On July 20, the Steel Workers and the International Labor Rights Fund
went a step further -- into federal court in Miami. They charged the Coca-Cola
Corporation, Panamerican Beverages (the largest soft-drink bottler in Latin
America, with a 60-year history with Coke) and Bebidas y Alimentos (a Colombian
bottling plant owned by Richard Kirby of Key Biscayne, Florida) with allowing
paramilitaries to assassinate union leader Isidro Segundo Gil at the entrance
of a Colombian soft-drink plant in 1996.
Many in Congress agree with the position of the Steel Workers. "Cutting
funds from the Colombian military makes sense," said Janice Schakowsky
(D-Illinois). "This is a military that has repeatedly been implicated in
the brutalization and murder of the very people that it is supposed to
protect."
The Steel Workers' stand follows a position taken by the AFL-CIO last
year, which also called for ending military assistance. The federation
picketed the Colombian embassy in April, condemning the murder of union
leaders.
Labor's strong reaction to the Colombia murders stands in contrast to
its relative silence during the Reagan administration--sponsored wars in
Central America of the early 1980s. During that era, Cold War anti-communism
led AFL-CIO president Lane Kirkland to suppress widespread criticism of
U.S. foreign policy within union ranks, and to stop efforts from below
to organize grassroots support for Salvadoran trade unionists during a
period when they were being murdered by right-wing death squads.

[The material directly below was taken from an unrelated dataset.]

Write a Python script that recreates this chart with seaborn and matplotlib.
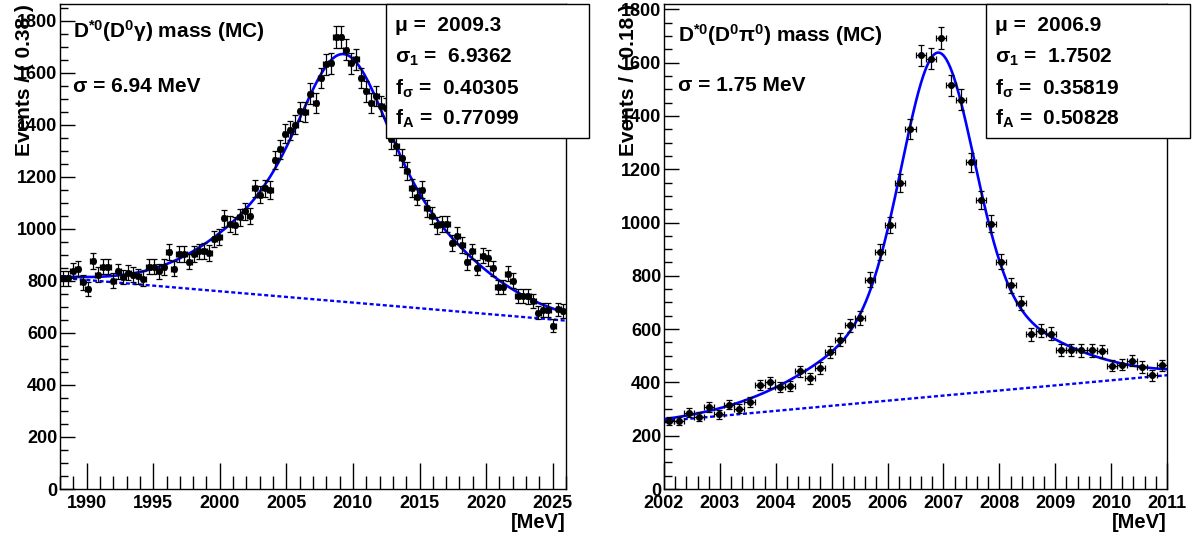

During the Cold War, Kirkland and other labor conservatives accused
most Colombian unions of being too left-wing. In turn, the Colombians,
like many Third World labor federations, accused the AFL-CIO of supporting
only anti-communist unions that defended U.S. foreign policy.
Today, U.S. unions want relations with all sectors of Colombian labor
and use a single standard in calling for the defense of unions under attack.
"Trade-union rights are human rights, and our union will fight to protect
them everywhere," said Steel Workers president Gerard. "We demand that
the Colombian government protect all trade unionists and do everything
in its power to bring these assassins to justice."